## [Exercise]
Only the lines from the one with "Write the matplotlib code for this chart." through the one with "BG = '#e7e7e5'", inclusive, should be echoed exactly; pictures are left out.

·····

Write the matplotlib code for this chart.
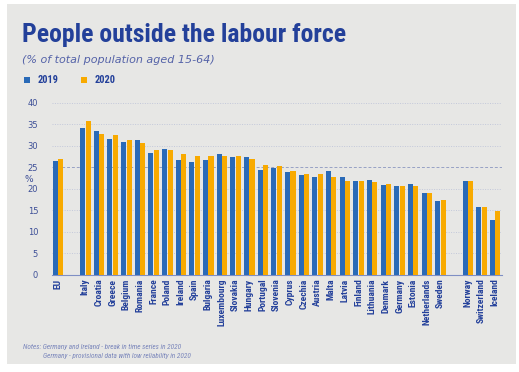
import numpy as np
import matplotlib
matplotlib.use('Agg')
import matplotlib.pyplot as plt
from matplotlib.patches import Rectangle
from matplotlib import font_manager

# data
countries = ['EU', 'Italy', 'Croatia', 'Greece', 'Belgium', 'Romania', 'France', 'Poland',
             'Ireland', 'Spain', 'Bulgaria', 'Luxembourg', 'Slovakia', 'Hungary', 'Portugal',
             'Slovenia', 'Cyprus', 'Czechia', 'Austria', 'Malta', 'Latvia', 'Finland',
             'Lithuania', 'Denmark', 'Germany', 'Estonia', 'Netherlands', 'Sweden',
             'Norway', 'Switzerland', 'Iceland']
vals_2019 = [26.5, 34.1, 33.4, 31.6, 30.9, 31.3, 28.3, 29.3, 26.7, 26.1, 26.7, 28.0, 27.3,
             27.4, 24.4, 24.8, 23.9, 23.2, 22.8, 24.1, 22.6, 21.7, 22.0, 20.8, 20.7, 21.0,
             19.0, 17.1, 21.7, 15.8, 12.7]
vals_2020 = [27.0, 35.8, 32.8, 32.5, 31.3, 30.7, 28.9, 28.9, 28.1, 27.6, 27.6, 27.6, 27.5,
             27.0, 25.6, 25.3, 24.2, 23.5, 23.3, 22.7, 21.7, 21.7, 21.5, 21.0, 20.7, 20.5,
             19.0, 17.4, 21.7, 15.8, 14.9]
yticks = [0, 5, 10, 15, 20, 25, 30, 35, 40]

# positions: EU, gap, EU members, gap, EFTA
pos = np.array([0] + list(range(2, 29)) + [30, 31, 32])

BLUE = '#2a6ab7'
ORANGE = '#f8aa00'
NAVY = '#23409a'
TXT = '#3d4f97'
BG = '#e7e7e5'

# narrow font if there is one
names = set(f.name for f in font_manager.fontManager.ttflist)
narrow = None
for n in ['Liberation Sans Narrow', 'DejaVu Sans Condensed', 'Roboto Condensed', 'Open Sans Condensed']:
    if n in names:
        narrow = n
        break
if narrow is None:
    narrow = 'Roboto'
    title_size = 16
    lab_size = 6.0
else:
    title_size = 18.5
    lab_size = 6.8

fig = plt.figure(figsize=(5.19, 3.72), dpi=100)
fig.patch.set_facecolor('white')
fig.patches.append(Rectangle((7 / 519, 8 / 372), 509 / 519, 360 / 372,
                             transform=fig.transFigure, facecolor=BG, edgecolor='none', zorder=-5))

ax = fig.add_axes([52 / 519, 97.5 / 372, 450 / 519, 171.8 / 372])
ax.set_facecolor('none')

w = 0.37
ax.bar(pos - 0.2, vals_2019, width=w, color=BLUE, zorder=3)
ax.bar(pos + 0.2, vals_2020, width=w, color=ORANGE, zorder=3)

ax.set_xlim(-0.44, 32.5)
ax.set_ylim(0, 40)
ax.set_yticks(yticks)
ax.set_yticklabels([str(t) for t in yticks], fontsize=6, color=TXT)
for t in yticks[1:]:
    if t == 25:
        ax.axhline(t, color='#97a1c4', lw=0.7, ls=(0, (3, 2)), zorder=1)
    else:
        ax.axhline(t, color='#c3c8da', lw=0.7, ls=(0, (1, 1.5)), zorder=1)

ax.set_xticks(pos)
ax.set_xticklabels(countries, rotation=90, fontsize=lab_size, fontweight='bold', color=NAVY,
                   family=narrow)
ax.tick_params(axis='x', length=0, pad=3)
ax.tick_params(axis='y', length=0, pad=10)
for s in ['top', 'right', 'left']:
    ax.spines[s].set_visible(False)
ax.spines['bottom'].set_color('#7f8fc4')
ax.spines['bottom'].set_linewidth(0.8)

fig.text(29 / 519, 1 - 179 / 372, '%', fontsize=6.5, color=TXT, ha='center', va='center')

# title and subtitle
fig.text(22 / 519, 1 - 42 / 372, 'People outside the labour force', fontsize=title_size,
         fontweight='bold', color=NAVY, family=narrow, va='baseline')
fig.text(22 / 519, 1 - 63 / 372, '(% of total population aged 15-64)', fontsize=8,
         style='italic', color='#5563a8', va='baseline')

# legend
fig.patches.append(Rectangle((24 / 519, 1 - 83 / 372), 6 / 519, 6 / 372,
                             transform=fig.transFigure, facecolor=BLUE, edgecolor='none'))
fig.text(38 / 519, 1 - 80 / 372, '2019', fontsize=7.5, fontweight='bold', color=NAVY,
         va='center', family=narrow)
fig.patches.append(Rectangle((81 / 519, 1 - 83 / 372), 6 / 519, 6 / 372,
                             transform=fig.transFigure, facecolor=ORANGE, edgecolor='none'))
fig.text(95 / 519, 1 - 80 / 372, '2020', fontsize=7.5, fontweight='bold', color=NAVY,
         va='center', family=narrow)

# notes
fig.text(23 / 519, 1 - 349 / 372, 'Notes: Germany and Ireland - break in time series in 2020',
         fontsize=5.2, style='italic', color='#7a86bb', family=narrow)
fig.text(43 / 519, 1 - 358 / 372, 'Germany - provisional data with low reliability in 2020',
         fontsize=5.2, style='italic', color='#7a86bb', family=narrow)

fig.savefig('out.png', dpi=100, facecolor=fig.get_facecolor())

·····

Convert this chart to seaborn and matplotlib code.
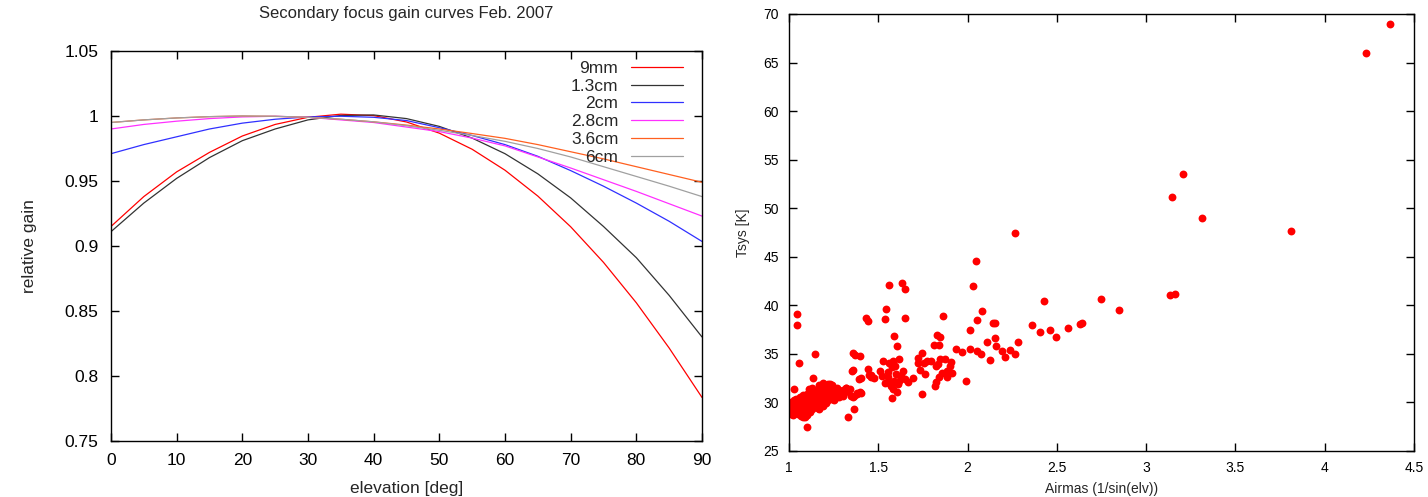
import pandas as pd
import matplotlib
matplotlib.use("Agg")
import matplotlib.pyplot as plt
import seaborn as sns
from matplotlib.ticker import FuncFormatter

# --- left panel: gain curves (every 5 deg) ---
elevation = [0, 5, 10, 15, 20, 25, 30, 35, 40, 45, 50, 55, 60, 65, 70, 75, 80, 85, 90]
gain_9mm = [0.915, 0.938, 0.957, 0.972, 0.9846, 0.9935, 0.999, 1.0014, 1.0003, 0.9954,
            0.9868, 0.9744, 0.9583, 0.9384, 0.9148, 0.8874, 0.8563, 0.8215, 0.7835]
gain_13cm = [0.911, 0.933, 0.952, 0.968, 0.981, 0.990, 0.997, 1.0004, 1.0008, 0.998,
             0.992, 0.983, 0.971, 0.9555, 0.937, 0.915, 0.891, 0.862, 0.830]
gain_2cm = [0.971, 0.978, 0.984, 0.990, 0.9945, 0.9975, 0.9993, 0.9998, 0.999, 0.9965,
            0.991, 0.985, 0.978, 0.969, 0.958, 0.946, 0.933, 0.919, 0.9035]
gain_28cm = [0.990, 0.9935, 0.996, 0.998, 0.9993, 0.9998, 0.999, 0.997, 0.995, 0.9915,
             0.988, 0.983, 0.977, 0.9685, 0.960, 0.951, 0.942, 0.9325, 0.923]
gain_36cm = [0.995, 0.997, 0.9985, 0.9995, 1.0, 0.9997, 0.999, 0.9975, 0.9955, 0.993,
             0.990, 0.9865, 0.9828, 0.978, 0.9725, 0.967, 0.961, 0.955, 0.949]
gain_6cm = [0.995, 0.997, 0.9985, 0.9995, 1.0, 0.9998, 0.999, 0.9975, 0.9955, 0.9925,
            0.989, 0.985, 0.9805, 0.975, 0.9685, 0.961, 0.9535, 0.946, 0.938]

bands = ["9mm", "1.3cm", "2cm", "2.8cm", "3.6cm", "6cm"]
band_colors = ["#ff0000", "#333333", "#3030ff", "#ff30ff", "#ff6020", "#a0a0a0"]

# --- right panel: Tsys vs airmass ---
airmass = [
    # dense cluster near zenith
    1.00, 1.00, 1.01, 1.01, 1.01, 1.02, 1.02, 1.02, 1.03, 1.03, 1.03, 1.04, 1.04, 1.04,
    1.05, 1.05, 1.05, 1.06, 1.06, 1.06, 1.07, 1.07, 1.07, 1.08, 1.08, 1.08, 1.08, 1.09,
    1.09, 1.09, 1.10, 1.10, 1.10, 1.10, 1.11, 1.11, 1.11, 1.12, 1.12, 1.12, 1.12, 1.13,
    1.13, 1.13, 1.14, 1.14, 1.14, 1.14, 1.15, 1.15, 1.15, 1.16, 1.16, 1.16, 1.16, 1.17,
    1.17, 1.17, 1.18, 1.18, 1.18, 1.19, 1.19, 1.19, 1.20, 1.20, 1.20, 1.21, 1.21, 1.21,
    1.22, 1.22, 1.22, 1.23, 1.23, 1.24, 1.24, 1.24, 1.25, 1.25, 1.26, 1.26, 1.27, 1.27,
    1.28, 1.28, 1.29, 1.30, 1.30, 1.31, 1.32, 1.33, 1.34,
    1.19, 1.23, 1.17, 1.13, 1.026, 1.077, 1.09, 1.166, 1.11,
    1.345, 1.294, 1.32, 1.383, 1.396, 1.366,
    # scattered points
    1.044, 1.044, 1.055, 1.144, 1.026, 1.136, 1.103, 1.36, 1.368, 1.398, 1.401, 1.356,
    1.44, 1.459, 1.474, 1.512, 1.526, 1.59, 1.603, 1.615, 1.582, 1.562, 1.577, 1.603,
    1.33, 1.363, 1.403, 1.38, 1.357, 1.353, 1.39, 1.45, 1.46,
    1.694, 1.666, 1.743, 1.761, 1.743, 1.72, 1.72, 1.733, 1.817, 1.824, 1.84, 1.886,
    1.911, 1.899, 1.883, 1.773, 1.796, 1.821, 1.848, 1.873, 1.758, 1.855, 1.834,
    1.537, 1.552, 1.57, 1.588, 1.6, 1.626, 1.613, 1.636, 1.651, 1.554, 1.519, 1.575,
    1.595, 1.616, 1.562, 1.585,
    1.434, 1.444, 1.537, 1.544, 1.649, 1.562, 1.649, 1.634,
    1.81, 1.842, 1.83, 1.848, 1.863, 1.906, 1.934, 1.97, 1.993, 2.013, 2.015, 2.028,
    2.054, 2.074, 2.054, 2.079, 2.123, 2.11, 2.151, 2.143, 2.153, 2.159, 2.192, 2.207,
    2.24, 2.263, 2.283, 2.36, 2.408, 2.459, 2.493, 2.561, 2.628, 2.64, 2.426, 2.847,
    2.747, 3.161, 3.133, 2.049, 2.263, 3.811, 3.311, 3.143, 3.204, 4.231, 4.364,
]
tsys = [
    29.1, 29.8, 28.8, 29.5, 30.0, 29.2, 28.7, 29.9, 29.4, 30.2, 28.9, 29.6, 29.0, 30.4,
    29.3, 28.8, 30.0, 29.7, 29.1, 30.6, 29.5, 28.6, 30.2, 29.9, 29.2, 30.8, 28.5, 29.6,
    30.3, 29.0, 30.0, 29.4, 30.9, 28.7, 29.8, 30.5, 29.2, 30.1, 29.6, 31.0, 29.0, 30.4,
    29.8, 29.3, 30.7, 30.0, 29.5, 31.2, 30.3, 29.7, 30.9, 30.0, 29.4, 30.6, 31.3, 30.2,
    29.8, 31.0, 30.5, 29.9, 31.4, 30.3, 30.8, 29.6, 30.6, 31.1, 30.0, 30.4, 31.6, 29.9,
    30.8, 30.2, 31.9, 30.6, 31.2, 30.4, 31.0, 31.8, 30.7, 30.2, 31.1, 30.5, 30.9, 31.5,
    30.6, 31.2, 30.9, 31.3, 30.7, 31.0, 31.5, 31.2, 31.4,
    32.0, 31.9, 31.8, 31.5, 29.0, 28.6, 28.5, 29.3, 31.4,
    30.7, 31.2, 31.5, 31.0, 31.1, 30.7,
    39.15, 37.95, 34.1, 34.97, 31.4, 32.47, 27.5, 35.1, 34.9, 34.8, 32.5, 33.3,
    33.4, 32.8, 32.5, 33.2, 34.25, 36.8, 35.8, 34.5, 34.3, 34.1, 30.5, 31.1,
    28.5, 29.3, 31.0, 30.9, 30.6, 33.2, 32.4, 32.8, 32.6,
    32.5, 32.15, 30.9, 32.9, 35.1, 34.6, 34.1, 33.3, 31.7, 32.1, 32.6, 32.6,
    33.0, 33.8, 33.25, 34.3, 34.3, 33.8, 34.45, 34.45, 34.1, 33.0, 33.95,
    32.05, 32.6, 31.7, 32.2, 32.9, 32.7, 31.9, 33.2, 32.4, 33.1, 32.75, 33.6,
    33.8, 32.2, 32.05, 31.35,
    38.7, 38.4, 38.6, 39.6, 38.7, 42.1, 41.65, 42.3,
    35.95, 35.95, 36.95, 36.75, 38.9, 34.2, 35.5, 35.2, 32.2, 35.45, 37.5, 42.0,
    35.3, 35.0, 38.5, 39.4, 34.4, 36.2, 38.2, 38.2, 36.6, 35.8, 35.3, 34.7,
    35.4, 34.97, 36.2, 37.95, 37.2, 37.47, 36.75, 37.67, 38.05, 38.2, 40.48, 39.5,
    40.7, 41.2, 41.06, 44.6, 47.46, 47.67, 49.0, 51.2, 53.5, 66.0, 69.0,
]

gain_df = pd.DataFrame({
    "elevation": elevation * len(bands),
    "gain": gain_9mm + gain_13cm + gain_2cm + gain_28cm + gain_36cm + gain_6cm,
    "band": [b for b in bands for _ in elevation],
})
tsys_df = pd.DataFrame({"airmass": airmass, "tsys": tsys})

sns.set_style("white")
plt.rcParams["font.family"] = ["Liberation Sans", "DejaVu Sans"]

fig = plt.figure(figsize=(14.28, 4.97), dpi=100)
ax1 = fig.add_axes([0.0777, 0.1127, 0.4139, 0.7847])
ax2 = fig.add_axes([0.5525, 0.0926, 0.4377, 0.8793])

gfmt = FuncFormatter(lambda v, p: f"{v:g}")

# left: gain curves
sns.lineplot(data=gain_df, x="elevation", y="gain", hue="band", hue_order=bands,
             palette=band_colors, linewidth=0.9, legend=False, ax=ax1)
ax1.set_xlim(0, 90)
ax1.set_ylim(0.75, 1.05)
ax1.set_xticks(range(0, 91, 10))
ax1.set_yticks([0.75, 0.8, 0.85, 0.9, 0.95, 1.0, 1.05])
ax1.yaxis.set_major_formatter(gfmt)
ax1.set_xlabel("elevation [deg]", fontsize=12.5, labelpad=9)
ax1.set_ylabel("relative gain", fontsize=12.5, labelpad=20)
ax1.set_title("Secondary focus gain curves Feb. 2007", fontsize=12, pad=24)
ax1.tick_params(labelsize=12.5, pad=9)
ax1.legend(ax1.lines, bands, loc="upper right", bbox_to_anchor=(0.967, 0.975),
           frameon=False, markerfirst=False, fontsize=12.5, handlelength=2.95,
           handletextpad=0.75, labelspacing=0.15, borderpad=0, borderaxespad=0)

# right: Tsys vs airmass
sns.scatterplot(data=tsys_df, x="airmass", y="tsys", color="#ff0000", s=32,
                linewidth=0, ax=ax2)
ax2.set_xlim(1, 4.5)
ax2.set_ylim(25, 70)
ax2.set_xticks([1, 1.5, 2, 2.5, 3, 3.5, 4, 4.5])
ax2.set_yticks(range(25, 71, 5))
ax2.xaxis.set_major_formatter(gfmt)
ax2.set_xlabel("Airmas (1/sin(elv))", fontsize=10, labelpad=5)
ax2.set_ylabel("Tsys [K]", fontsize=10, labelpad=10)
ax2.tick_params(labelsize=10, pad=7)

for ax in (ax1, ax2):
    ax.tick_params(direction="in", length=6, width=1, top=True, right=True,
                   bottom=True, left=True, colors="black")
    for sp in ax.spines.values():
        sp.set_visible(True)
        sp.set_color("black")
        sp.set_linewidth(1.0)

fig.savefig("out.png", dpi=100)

·····

## [Solution for this task]
Write the matplotlib code for this chart.
import numpy as np
import matplotlib
matplotlib.use('Agg')
import matplotlib.pyplot as plt
from matplotlib.patches import Rectangle
from matplotlib import font_manager

# data
countries = ['EU', 'Italy', 'Croatia', 'Greece', 'Belgium', 'Romania', 'France', 'Poland',
             'Ireland', 'Spain', 'Bulgaria', 'Luxembourg', 'Slovakia', 'Hungary', 'Portugal',
             'Slovenia', 'Cyprus', 'Czechia', 'Austria', 'Malta', 'Latvia', 'Finland',
             'Lithuania', 'Denmark', 'Germany', 'Estonia', 'Netherlands', 'Sweden',
             'Norway', 'Switzerland', 'Iceland']
vals_2019 = [26.5, 34.1, 33.4, 31.6, 30.9, 31.3, 28.3, 29.3, 26.7, 26.1, 26.7, 28.0, 27.3,
             27.4, 24.4, 24.8, 23.9, 23.2, 22.8, 24.1, 22.6, 21.7, 22.0, 20.8, 20.7, 21.0,
             19.0, 17.1, 21.7, 15.8, 12.7]
vals_2020 = [27.0, 35.8, 32.8, 32.5, 31.3, 30.7, 28.9, 28.9, 28.1, 27.6, 27.6, 27.6, 27.5,
             27.0, 25.6, 25.3, 24.2, 23.5, 23.3, 22.7, 21.7, 21.7, 21.5, 21.0, 20.7, 20.5,
             19.0, 17.4, 21.7, 15.8, 14.9]
yticks = [0, 5, 10, 15, 20, 25, 30, 35, 40]

# positions: EU, gap, EU members, gap, EFTA
pos = np.array([0] + list(range(2, 29)) + [30, 31, 32])

BLUE = '#2a6ab7'
ORANGE = '#f8aa00'
NAVY = '#23409a'
TXT = '#3d4f97'
BG = '#e7e7e5'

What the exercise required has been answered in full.